Strategic scale, not just size, driving M&A across the insurance sector

M&A headlines may focus on size, but integration, people strategy, and sustainability are shaping today’s deals

Strategic scale, not just size, driving M&A across the insurance sector

Mergers & Acquisitions

By Bryony Garlick

While many M&A headlines focus on size and deal value, the real drivers behind insurance-sector consolidation are increasingly strategic. Integration planning, people strategy, and long-term sustainability are now defining the difference between a transaction and a successful merger.

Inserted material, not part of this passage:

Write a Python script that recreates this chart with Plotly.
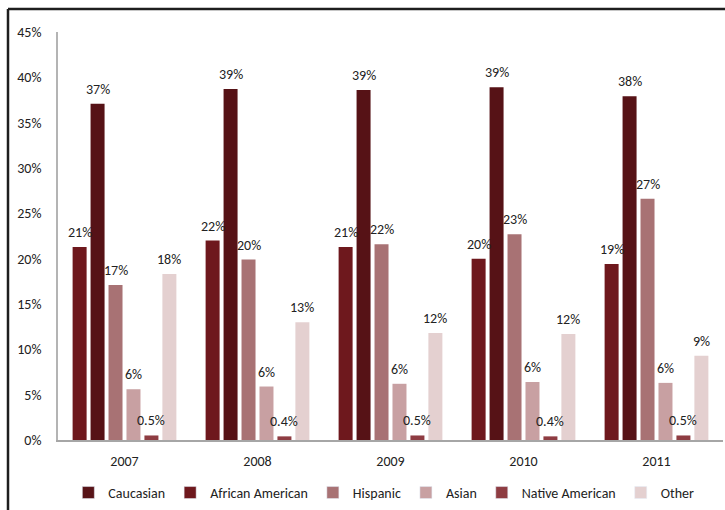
import plotly.graph_objects as go

# Share of each group by year (percent)
years = ["2007", "2008", "2009", "2010", "2011"]
groups = ["Caucasian", "African American", "Hispanic", "Asian", "Native American", "Other"]

caucasian = [21.3, 22.0, 21.3, 20.0, 19.4]
african_american = [37.1, 38.7, 38.6, 38.9, 37.9]
hispanic = [17.1, 19.9, 21.6, 22.7, 26.6]
asian = [5.6, 5.9, 6.2, 6.4, 6.3]
native_american = [0.5, 0.4, 0.5, 0.4, 0.5]
other = [18.3, 13.0, 11.8, 11.7, 9.3]

series = [caucasian, african_american, hispanic, asian, native_american, other]

bar_colors = ["#6e181d", "#561216", "#a87274", "#c8a0a2", "#8e3c42", "#e4d0d0"]
legend_colors = ["#581418", "#6e181d", "#a87274", "#c8a0a2", "#8e3c42", "#e4d0d0"]

FONT = "Carlito, Calibri, Lato, sans-serif"
FS = 14

L, R, T, B = 58, 2, 32, 69
W, H = 725, 510
pw = W - L - R
ph = H - T - B
BARGAP = 0.19
GROUPGAP = 0.22


def label(v):
    if v < 1:
        return f"{v:.1f}%"
    return f"{int(v + 0.5)}%"


fig = go.Figure()

for name, vals, col in zip(groups, series, bar_colors):
    fig.add_trace(go.Bar(
        x=years, y=vals, name=name,
        marker=dict(color=col, line=dict(width=0)),
        showlegend=False,
    ))

# Value labels above each bar, offset to the bar's slot within its group
slot_px = pw / len(years) * (1 - BARGAP) / len(series)
for i, vals in enumerate(series):
    dx = (i - (len(series) - 1) / 2) * slot_px
    for k, v in enumerate(vals):
        fig.add_annotation(
            x=k, y=v, xref="x", yref="y",
            text=label(v), showarrow=False,
            xshift=dx, yshift=4, yanchor="bottom",
            font=dict(family=FONT, size=FS, color="#222222"),
        )

# Legend swatches on a hidden overlay axis pair
for name, col in zip(groups, legend_colors):
    fig.add_trace(go.Bar(
        x=[None], y=[None], name=name,
        marker=dict(color=col),
        xaxis="x2", yaxis="y2",
        showlegend=True,
    ))

# Outer frame (left and top edges visible)
x0 = (8 - L) / pw
y1 = (ph + T - 9) / ph
fig.add_shape(type="line", xref="paper", yref="paper",
              x0=x0, x1=x0, y0=y1, y1=-0.3,
              line=dict(color="#1e1e1e", width=2.5))
fig.add_shape(type="line", xref="paper", yref="paper",
              x0=x0, x1=1.2, y0=y1, y1=y1,
              line=dict(color="#1e1e1e", width=2.5))

fig.update_layout(
    width=W, height=H,
    margin=dict(l=L, r=R, t=T, b=B),
    paper_bgcolor="white", plot_bgcolor="white",
    barmode="group", bargap=BARGAP, bargroupgap=GROUPGAP,
    font=dict(family=FONT, size=FS, color="#222222"),
    xaxis=dict(
        type="category", categoryorder="array", categoryarray=years,
        range=[-0.5, len(years) - 0.5],
        showgrid=False, showline=True, linecolor="#a6a6a6", linewidth=1.5,
        ticks="", ticklabelstandoff=7,
        tickfont=dict(family=FONT, size=FS, color="#222222"),
    ),
    yaxis=dict(
        range=[0, 45], dtick=5, ticksuffix="%",
        showgrid=False, zeroline=False,
        showline=True, linecolor="#b4b4b4", linewidth=1.5,
        ticks="", ticklabelstandoff=12,
        tickfont=dict(family=FONT, size=FS, color="#222222"),
    ),
    xaxis2=dict(overlaying="x", visible=False, range=[0, 1]),
    yaxis2=dict(overlaying="y", visible=False, range=[0, 1]),
    legend=dict(
        orientation="h", x=0.49, xanchor="center",
        y=-0.127, yanchor="middle",
        font=dict(family=FONT, size=FS, color="#222222"),
        itemwidth=30,
    ),
    showlegend=True,
)

fig.write_html("out.html")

For Mike Latham (pictured), UK CEO at Verlingue, growth through acquisition is as much about structure and culture as it is about scale.

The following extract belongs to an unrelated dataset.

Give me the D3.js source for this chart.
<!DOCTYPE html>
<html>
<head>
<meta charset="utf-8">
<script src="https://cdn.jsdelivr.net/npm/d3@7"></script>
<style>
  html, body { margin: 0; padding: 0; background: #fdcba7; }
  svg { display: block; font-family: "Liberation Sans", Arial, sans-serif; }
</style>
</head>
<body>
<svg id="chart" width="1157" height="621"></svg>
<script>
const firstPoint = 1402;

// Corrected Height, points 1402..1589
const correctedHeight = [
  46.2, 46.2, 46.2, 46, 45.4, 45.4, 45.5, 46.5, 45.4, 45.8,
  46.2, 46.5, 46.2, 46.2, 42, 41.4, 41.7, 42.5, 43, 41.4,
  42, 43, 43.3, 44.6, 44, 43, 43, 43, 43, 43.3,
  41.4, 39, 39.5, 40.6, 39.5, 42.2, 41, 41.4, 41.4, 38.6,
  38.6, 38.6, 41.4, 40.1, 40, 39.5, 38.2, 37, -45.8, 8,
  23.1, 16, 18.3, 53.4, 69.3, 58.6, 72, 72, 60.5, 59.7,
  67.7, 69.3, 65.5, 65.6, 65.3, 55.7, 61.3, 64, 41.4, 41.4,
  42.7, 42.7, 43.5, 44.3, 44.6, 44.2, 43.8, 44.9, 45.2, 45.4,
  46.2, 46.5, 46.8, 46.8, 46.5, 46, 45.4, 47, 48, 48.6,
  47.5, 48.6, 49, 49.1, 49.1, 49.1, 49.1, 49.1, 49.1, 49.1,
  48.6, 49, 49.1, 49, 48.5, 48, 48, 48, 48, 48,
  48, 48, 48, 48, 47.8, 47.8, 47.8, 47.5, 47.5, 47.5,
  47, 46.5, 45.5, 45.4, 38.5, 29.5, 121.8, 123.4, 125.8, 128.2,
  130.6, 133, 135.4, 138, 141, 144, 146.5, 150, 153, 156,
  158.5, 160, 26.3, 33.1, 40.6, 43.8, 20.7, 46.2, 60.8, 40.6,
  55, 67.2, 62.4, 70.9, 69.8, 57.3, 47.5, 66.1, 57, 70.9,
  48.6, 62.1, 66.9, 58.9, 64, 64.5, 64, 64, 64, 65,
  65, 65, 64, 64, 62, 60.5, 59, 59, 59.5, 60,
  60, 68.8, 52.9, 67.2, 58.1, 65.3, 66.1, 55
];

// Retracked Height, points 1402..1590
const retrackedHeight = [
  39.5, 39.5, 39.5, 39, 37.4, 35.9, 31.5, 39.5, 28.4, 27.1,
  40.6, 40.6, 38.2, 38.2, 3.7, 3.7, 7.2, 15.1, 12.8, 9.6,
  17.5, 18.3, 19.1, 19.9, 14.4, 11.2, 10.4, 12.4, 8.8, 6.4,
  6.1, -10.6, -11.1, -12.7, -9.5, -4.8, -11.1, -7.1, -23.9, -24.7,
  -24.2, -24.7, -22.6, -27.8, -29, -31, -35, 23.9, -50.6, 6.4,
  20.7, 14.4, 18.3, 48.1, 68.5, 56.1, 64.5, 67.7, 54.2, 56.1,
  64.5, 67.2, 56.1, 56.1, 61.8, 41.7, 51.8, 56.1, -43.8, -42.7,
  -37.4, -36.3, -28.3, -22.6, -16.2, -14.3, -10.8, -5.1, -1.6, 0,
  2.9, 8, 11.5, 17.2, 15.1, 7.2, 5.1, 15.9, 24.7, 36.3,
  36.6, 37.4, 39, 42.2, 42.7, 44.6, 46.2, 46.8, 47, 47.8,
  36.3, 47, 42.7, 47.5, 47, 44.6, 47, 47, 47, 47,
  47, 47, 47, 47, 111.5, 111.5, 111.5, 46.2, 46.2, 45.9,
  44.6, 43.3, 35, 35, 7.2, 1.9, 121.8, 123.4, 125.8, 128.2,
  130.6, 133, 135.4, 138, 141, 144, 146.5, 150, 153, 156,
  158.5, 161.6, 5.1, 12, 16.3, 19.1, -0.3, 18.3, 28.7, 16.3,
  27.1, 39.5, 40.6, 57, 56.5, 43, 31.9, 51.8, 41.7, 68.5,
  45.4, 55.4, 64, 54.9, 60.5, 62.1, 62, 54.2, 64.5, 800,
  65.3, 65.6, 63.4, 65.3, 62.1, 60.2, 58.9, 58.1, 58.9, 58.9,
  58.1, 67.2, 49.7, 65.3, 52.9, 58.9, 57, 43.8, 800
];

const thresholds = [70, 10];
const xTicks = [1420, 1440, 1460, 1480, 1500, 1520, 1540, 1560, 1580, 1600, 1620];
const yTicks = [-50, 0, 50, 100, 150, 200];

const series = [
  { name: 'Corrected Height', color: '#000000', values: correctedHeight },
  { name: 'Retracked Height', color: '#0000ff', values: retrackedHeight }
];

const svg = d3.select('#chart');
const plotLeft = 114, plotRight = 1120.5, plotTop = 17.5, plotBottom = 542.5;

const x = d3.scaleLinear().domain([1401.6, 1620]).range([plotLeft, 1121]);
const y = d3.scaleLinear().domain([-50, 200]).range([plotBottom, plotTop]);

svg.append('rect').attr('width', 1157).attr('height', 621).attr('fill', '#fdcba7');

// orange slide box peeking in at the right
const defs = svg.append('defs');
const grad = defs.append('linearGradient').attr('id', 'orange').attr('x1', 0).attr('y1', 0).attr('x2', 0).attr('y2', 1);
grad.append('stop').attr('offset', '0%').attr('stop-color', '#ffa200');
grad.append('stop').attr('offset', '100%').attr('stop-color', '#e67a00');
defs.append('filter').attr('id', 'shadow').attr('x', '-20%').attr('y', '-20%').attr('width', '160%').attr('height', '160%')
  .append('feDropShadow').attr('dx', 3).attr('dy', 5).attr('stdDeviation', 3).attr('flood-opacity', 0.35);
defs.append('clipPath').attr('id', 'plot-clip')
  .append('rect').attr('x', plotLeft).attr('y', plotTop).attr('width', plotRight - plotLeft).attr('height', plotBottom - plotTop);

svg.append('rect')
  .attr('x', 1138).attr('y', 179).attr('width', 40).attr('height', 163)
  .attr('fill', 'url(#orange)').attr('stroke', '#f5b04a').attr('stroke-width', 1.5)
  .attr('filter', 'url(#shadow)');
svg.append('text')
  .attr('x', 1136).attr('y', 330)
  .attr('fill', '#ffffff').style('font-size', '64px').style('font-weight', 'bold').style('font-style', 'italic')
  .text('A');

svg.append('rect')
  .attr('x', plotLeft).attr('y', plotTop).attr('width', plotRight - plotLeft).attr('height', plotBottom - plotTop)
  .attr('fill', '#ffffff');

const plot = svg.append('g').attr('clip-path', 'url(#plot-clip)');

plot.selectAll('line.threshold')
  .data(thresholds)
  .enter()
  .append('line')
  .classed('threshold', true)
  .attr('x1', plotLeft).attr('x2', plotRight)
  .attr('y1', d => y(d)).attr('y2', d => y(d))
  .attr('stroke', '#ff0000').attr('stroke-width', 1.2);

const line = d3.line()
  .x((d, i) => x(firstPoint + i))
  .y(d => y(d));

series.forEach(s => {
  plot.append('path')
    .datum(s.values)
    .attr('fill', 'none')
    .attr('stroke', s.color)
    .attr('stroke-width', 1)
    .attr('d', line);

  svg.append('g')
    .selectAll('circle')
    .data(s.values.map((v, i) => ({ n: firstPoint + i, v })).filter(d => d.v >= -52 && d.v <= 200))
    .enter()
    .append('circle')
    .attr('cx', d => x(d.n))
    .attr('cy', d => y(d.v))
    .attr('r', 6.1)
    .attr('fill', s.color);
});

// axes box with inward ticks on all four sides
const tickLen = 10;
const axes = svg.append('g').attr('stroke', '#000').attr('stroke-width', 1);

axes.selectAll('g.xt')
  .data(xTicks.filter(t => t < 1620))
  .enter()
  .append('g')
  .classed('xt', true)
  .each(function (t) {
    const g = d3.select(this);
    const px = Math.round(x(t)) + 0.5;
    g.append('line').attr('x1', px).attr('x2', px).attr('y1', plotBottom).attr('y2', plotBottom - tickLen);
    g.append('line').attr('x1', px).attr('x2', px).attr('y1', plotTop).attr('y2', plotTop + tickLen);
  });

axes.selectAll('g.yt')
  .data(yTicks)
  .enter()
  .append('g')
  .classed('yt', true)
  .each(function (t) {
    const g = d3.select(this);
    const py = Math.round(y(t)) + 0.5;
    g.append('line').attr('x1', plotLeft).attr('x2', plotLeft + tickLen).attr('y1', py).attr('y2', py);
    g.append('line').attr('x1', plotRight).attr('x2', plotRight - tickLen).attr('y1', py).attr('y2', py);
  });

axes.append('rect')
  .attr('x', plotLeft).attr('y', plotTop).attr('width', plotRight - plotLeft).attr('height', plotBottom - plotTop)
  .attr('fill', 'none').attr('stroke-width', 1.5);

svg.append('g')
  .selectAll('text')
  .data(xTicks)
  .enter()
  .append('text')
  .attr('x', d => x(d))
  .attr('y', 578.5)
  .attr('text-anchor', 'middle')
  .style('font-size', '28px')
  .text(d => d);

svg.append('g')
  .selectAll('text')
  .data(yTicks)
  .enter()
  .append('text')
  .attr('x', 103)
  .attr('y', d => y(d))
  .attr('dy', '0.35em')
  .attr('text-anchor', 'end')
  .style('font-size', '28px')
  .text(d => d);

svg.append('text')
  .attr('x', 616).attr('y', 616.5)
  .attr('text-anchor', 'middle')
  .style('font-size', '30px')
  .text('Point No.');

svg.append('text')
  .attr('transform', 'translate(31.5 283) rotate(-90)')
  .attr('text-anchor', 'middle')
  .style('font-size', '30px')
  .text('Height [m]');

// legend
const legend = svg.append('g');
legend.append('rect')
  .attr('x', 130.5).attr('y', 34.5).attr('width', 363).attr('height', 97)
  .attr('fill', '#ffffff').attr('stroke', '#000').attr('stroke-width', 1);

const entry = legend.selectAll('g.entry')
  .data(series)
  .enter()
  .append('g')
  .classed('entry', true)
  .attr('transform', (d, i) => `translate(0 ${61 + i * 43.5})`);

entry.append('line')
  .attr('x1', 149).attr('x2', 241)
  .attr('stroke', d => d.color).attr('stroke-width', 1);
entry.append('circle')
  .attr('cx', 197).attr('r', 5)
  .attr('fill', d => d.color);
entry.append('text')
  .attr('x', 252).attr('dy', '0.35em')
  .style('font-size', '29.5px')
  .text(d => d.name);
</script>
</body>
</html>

"Everyone's got a reason to want to be involved in mergers and acquisitions. But for us, it's not [just] about scale, it's about resources, it's about the plan," Latham said.

Different positions, different pressures

The current market landscape is creating multiple pressures and varied motivations for M&A. Larger players continue to pursue size and efficiency, while smaller and mid-tier firms often look for partners who can bring resilience and specialist capability.

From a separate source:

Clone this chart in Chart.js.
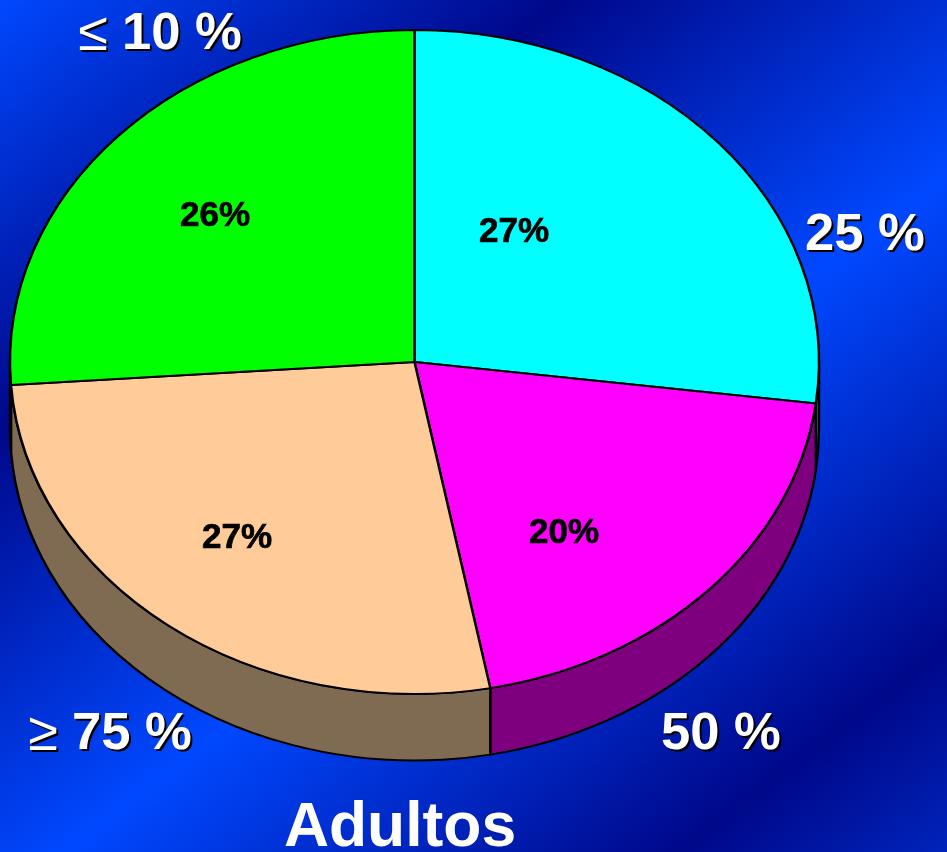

"If you're one of the big guys, like Gallagher, then maybe you want more scale to close gaps with Marsh and boost efficiencies," Latham said.

That dynamic has played out across the market in recent years, as brokers look to strengthen specialist areas and reduce vulnerability to turnover. One such move helped Verlingue expand its employee benefits team. "We went from 25 to 40 people, which gave us a much better spread of resources," Latham said. "[Previously] if someone were to leave, the rest of the team really felt it."

For Latham, acquisition is only one part of a balanced growth model. "We've made two acquisitions in the 13 years I've been at the company, but most of our growth has come from a solid organic platform," he said. Maintaining that equilibrium, he suggested, helps sustain culture and integration quality.

Planning, not just closing

Execution remains a crucial differentiator in today’s competitive M&A environment. "We had a 100-day plan. These are all the things we need to do to make it successful," Latham said of a recent integration.

He noted that the post-deal transition period can make or break the value of an acquisition. "I've been at organisations where you lose people, you lose clients, and you lose the essence of why you bought that business."

Cultural alignment is also key, not just in the immediate merger, but in what comes next. "You might think you’re selling to the right environment, but if that company sells again, the whole landscape changes," he said.

Deal structures adjust to market pressure

With fewer straightforward acquisition targets, firms are increasingly experimenting with alternative deal structures. Partial acquisitions, deferred transactions, and joint ventures are now part of the mainstream M&A toolkit.

"We've asked firms if they'd consider letting us take a minority interest now and revisit a full sale in a few years," Latham said. Such approaches can give sellers time to prepare while offering buyers a clear route to control.

Still, most acquirers ultimately aim for full ownership. "Ultimately, most acquirers want to hold 100% of the stock. So any partnership has to be a route to that," he said.

A shrinking pool of targets

Even as deal strategies evolve, the overall M&A landscape is constrained by both capital and supply. "Some of the debt on balance sheets is significant. It's a real task to service it," Latham said.

The rise of appointed representative (AR) models is also changing the shape of competition, with new entrants altering who can acquire and how. Yet the number of independent firms with meaningful scale continues to decline. "Maybe we still have 3,000 brokers left in the UK. Ten years ago, it might have been 10,000," he said.

Amid that consolidation, mid-sized firms now occupy a pivotal space, large enough to access resources and markets once reserved for global players, yet still close enough to clients to maintain personal relationships and agility. It’s a position that may increasingly define the next chapter of M&A in the UK insurance sector.